Approach 3 - Pseudonymization/Normalized tables
Normalizing tables is a common practice in the relational database world. We all have heard about six commonly used normalized forms (or at least a subset of them). In the area of data warehouses this approach evolved into dimensional data modeling, when data is not strictly normalized but presented in a form of facts and dimensions. Within the domain of big data technologies, normalization became a less widely used tool.
In the case of "the right to be forgotten” requirement, normalization (or pseudonymization) can actually lead to a possible solution. Let’s imagine a Delta table that contains ‘personally identifiable information’ (PII) columns and data (not PII) columns. Rather than deleting all records we can split the table into two:
- PII table that contains sensitive data
- All other data that is not sensitive and loses its ability to identify a person without the other table
In this case, we can still apply the approach of “data amnesia” to the first table and keep the main dataset intacted. This approach has the following benefits:
- It’s reasonably easy to implement
- It gives the possibility to keep the most of the data available for reuse (for instance for the ML models) while being compliant with regulations
While it sounds like a good approach, we should also consider the downside of it. Normalization/Pseudonymization comes hand in hand with the necessity to join datasets, which leads to unexpected costs and performance penalties. When normalization means splitting one table into two, this approach might be reasonable, but without control it can easily go into multiple tables just to get simple information from the dataset. Also splitting tables in PII and non-PII data can quickly lead to doubling of the number of tables and causing data governance hell.

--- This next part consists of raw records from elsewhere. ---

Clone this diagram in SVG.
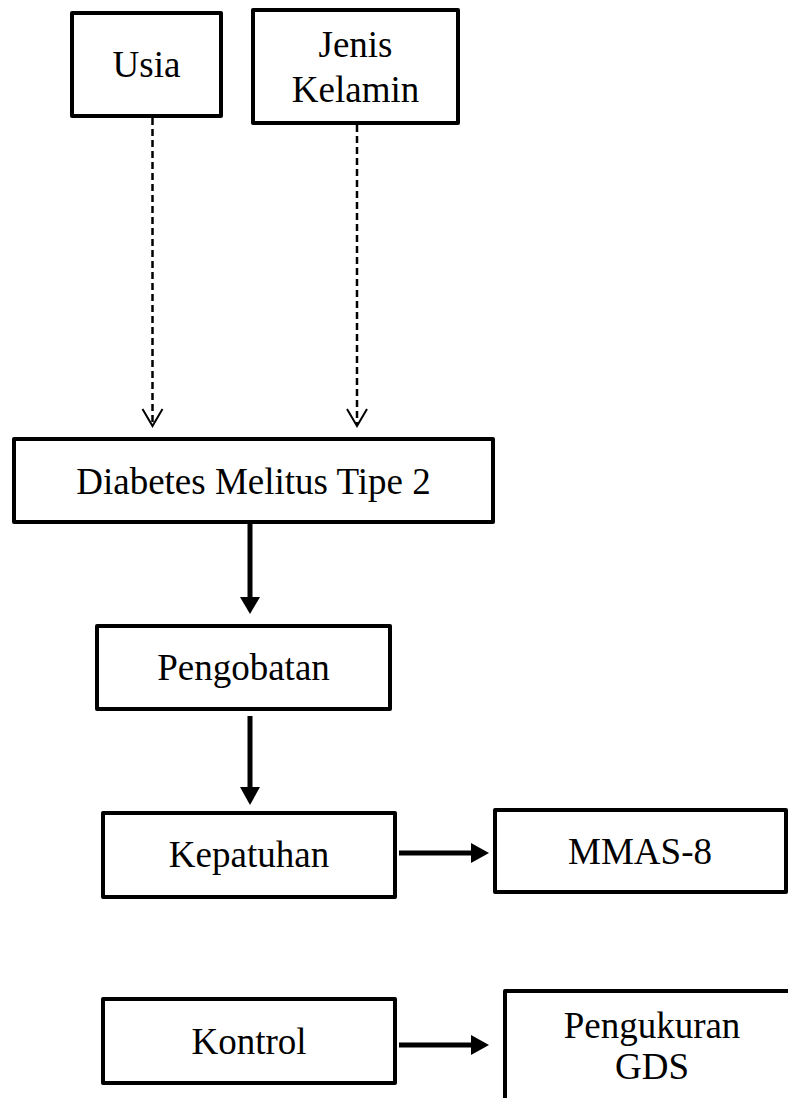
<svg xmlns="http://www.w3.org/2000/svg" width="788" height="1098" viewBox="0 0 788 1098">
<style>
.box{fill:#fff;stroke:#000;stroke-width:4;stroke-linejoin:round}
.t{font-family:"Liberation Serif","Times New Roman",serif;font-size:37px;fill:#000;text-anchor:middle}
.dash{stroke:#000;stroke-width:2.5;stroke-dasharray:7 4;fill:none}
.open{stroke:#000;stroke-width:2;fill:none;stroke-linejoin:miter}
.solid{stroke:#000;stroke-width:5;fill:none}
.head{fill:#000}
</style>
<rect width="788" height="1098" fill="#fff"/>
<g id="connectors">
<line class="dash" x1="152.5" y1="118" x2="152.5" y2="425"/>
<polyline class="open" points="142.5,409 152.5,426 162.5,409"/>
<line class="dash" x1="357" y1="125" x2="357" y2="425"/>
<polyline class="open" points="347,409 357,426 367,409"/>
<line class="solid" x1="250" y1="523" x2="250" y2="598"/>
<polygon class="head" points="240,597 260,597 250,614"/>
<line class="solid" x1="250" y1="716" x2="250" y2="788"/>
<polygon class="head" points="240,787 260,787 250,805"/>
<line class="solid" x1="399" y1="853" x2="472" y2="853"/>
<polygon class="head" points="471,843 471,863 489,853"/>
<line class="solid" x1="399" y1="1045" x2="472" y2="1045"/>
<polygon class="head" points="471,1035 471,1055 489,1045"/>
</g>
<g id="usia">
<rect class="box" x="72" y="13" width="149" height="103"/>
<text class="t" x="146.5" y="77">Usia</text>
</g>
<g id="jenis-kelamin">
<rect class="box" x="253" y="10" width="205" height="113"/>
<text class="t" x="355.5" y="57">Jenis</text>
<text class="t" x="355.5" y="102">Kelamin</text>
</g>
<g id="diabetes">
<rect class="box" x="14" y="439" width="479" height="83"/>
<text class="t" x="253.5" y="494">Diabetes Melitus Tipe 2</text>
</g>
<g id="pengobatan">
<rect class="box" x="97" y="626" width="293" height="83"/>
<text class="t" x="243.5" y="680">Pengobatan</text>
</g>
<g id="kepatuhan">
<rect class="box" x="103" y="813" width="292" height="84"/>
<text class="t" x="249" y="867">Kepatuhan</text>
</g>
<g id="mmas8">
<rect class="box" x="495" y="810" width="291" height="82"/>
<text class="t" x="640" y="864">MMAS-8</text>
</g>
<g id="kontrol">
<rect class="box" x="103" y="999" width="292" height="84"/>
<text class="t" x="249" y="1054">Kontrol</text>
</g>
<g id="pengukuran-gds">
<rect class="box" x="505" y="991" width="300" height="130"/>
<text class="t" x="652" y="1038">Pengukuran</text>
<text class="t" x="652" y="1079">GDS</text>
</g>
</svg>
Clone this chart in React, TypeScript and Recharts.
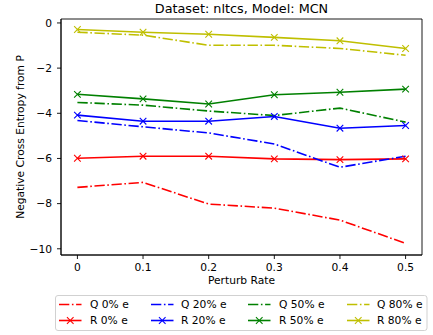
import React from 'react';
import { LineChart, Line, XAxis, YAxis, ReferenceArea } from 'recharts';

const perturbRates = [0, 0.1, 0.2, 0.3, 0.4, 0.5];
const xTicks = [0, 0.1, 0.2, 0.3, 0.4, 0.5];
const yTicks = [0, -2, -4, -6, -8, -10];

const q0 = [-7.28, -7.06, -8.02, -8.2, -8.73, -9.76];
const r0 = [-5.99, -5.9, -5.9, -6.02, -6.05, -6.02];
const q20 = [-4.32, -4.6, -4.87, -5.36, -6.39, -5.9];
const r20 = [-4.08, -4.35, -4.35, -4.14, -4.66, -4.54];
const q50 = [-3.52, -3.64, -3.9, -4.1, -3.77, -4.39];
const r50 = [-3.16, -3.36, -3.59, -3.18, -3.07, -2.93];
const q80 = [-0.41, -0.54, -0.99, -0.99, -1.13, -1.43];
const r80 = [-0.29, -0.41, -0.5, -0.64, -0.79, -1.13];

const series = [
  { key: 'q0', name: 'Q 0% e', values: q0, color: '#ff0000', marker: false },
  { key: 'r0', name: 'R 0% e', values: r0, color: '#ff0000', marker: true },
  { key: 'q20', name: 'Q 20% e', values: q20, color: '#0000ff', marker: false },
  { key: 'r20', name: 'R 20% e', values: r20, color: '#0000ff', marker: true },
  { key: 'q50', name: 'Q 50% e', values: q50, color: '#008000', marker: false },
  { key: 'r50', name: 'R 50% e', values: r50, color: '#008000', marker: true },
  { key: 'q80', name: 'Q 80% e', values: q80, color: '#bfbf00', marker: false },
  { key: 'r80', name: 'R 80% e', values: r80, color: '#bfbf00', marker: true },
];

const data = perturbRates.map((x, i) => {
  const row: Record<string, number> = { x };
  series.forEach((s) => {
    row[s.key] = s.values[i];
  });
  return row;
});

const FONT = '"DejaVu Sans", sans-serif';
const DASHDOT = '10.3 2.6 1.6 2.6';
const LW = 1.6;

const makeDot = (color: string) => (props: any) => {
  const { cx, cy, index } = props;
  if (cx == null || cy == null) return <g key={index} />;
  const d = 3.3;
  return (
    <path
      key={index}
      d={`M${cx - d},${cy - d}L${cx + d},${cy + d}M${cx - d},${cy + d}L${cx + d},${cy - d}`}
      stroke={color}
      strokeWidth={1.1}
      fill="none"
    />
  );
};

const fmtY = (v: number) => String(v).replace('-', '\u2212');
const fmtX = (v: number) => (v === 0 ? '0' : String(v));

const legendCols = [
  { lineX: 59, textX: 90 },
  { lineX: 151, textX: 181 },
  { lineX: 248, textX: 279 },
  { lineX: 347, textX: 377 },
];
const legendRows = [304.5, 320.5];

export default function App() {
  return (
    <div style={{ position: 'absolute', left: 0, top: 0, width: 433, height: 335, background: '#fff', fontFamily: FONT }}>
      <div
        style={{
          position: 'absolute',
          left: 61,
          width: 361,
          top: 1,
          textAlign: 'center',
          fontSize: 12.8,
          lineHeight: '16px',
          color: '#000',
        }}
      >
        Dataset: nltcs, Model: MCN
      </div>
      <div
        style={{
          position: 'absolute',
          left: 20,
          top: 137,
          transform: 'translate(-50%, -50%) rotate(-90deg)',
          whiteSpace: 'nowrap',
          fontSize: 10.7,
          lineHeight: '13px',
          color: '#000',
        }}
      >
        Negative Cross Entropy from P
      </div>
      <LineChart
        width={433}
        height={335}
        data={data}
        margin={{ top: 19, right: 11, left: 0, bottom: 0 }}
        style={{ position: 'absolute', left: 0, top: 0 }}
      >
        <XAxis
          dataKey="x"
          type="number"
          domain={[-0.025, 0.525]}
          ticks={xTicks}
          tickFormatter={fmtX}
          allowDataOverflow
          height={80}
          tickSize={4}
          tickMargin={4}
          axisLine={{ stroke: '#000', strokeWidth: 0.9 }}
          tickLine={{ stroke: '#000', strokeWidth: 0.9 }}
          tick={{ fill: '#000', fontSize: 10.7, fontFamily: FONT }}
          label={{ value: 'Perturb Rate', position: 'insideTop', offset: 21, fill: '#000', fontSize: 10.7, fontFamily: FONT }}
        />
        <YAxis
          type="number"
          domain={[-10.275, 0.175]}
          ticks={yTicks}
          tickFormatter={fmtY}
          allowDataOverflow
          width={61}
          tickSize={4}
          tickMargin={5}
          axisLine={{ stroke: '#000', strokeWidth: 0.9 }}
          tickLine={{ stroke: '#000', strokeWidth: 0.9 }}
          tick={{ fill: '#000', fontSize: 10.7, fontFamily: FONT }}
        />
        <ReferenceArea
          x1={-0.025}
          x2={0.525}
          y1={-10.275}
          y2={0.175}
          fill="none"
          fillOpacity={0}
          stroke="#000"
          strokeWidth={0.9}
          strokeOpacity={1}
        />
        {series.map((s) => (
          <Line
            key={s.key}
            dataKey={s.key}
            name={s.name}
            stroke={s.color}
            strokeWidth={LW}
            strokeDasharray={s.marker ? undefined : DASHDOT}
            dot={s.marker ? makeDot(s.color) : false}
            activeDot={false}
            isAnimationActive={false}
            type="linear"
          />
        ))}
      </LineChart>
      <svg
        width={433}
        height={335}
        style={{ position: 'absolute', left: 0, top: 0, pointerEvents: 'none' }}
      >
        <rect x={55.5} y={295.5} width={371.5} height={35} rx={2.5} ry={2.5} fill="#fff" fillOpacity={0.8} stroke="#cccccc" strokeWidth={0.9} />
        {series.map((s, i) => {
          const col = legendCols[Math.floor(i / 2)];
          const y = legendRows[i % 2];
          const x1 = col.lineX;
          const x2 = col.lineX + 22.5;
          const cx = (x1 + x2) / 2;
          const d = 3.3;
          return (
            <g key={s.key}>
              <line x1={x1} x2={x2} y1={y} y2={y} stroke={s.color} strokeWidth={LW} strokeDasharray={s.marker ? undefined : DASHDOT} />
              {s.marker && (
                <path d={`M${cx - d},${y - d}L${cx + d},${y + d}M${cx - d},${y + d}L${cx + d},${y - d}`} stroke={s.color} strokeWidth={1.1} fill="none" />
              )}
              <text x={col.textX} y={y} dominantBaseline="central" fontSize={10.7} fontFamily={FONT} fill="#000">
                {s.name}
              </text>
            </g>
          );
        })}
      </svg>
    </div>
  );
}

Another caveat to keep in mind is: without control, it introduces ambiguity in data structure. Say for example, you need to extend your data with a new column, where are you going to add it: to the PII and non-PII table?
This approach works the best if the organization is already using normalized datasets, either with Delta or migrating to Delta. If the normalization is already a part of data layout, then implementing “data amnesia” to only PII data is a logical approach.